A
Praia,
de Danny Boyle
The Beach, EUA, 1999
De Danny Boyle, vemos imediatamente
um certo tipo de temática: a incursão do jovem num universo
estranho outrora da ambição, da viagem junkie.
Dessa vez a estranheza é geográfica. É a entrada
de um jovem "safo" num mundo imaculado pela sociedade, uma espécie
de nova chance para a humanidade, uma sociedade alternativa funcionando
em uma paradisíaca praia de uma ilha da Tailândia. Bizarro?

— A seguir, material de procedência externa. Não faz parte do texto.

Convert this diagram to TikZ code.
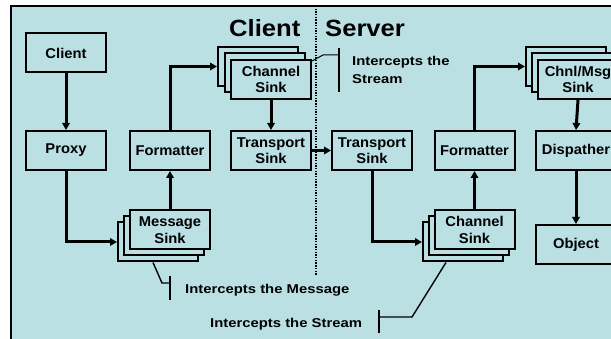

Apenas no ponto de partida. Porque a realização, em si,
apresenta um sem-número de déjà-vus do novo
cinema "jovem" americano (o cinema cyber-publicitário
de Matrix e Clube da Luta). Isso fica mais claro quando
vemos a tal praia que dá nome ao filme. A água verdinha,
as montanhas que circundam, a areia branquinha transformam o cinema numa
espécie privilegiada de spot, de um exemplar do ideal estético
(estético para quem, cara pálida?) do imaginário
da propaganda: o hiperrealismo.
A história é
pouco convincente, infantil até (como, em geral, os filmes "de
praia"): um menininho quer fazer um progama "arrojado"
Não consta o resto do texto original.